À l’heure où les travailleurs dans la rue lancent la revendication « chassez-les tous, fermez le Congrès corrompu », le Congrès a décidé de se dissoudre… dans un an et demi!

La décision de ce repaire de voleurs qu’est le Congrès n’aura pas l’effet escompté, à savoir apaiser les travailleurs dans la rue. Son effet sera encore plus réduit maintenant que la lutte a fait près de 30 morts, tués par l’armée et la police.

Il est évident que ces derniers jours, l’intensité du mouvement a diminué en raison de la répression brutale, mais aussi de l’absence d’une direction claire du mouvement. Cependant, ce n’est pas fini.
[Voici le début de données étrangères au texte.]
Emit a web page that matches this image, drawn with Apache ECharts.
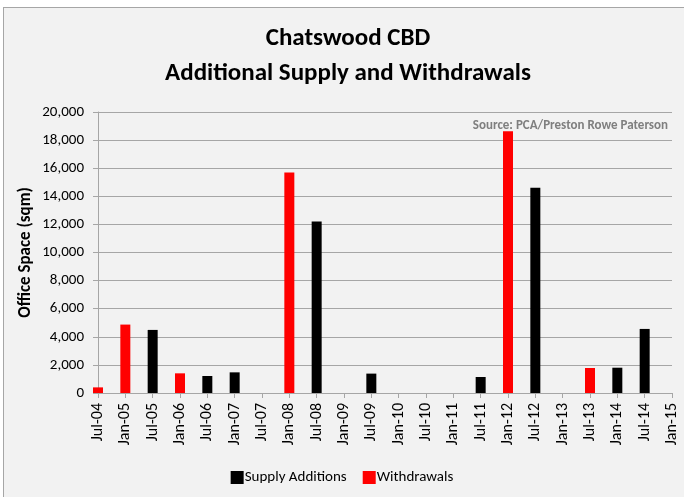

Dans certaines régions, les barrages routiers se poursuivent, les travailleurs du gaz de Camisea menacent de prendre « les mesures les plus radicales », des milliers de personnes des zones rurales défilent à Cusco, et ni le Congrès ni l’usurpatrice Dina Boluarte n’ont retrouvé un iota de légitimité, bien au contraire.

Il est plus urgent que jamais de donner au mouvement une structure organique, en unissant tous les secteurs et organisations en lutte : ceux qui existaient déjà et ceux qui sont apparus ces derniers jours, les syndicats, les organisations paysannes et agraires, les fédérations d’étudiants, les patrouilles paysannes sur les ronds-points, les commandements unitaires de lutte et les fronts de défense régionaux dans une grande Assemblée nationale révolutionnaire des travailleurs et des paysans, pour donner une direction à la lutte et poser la tâche de prendre les rênes du pays.

Qu’ils dégagent tous! Que les travailleurs gouvernent!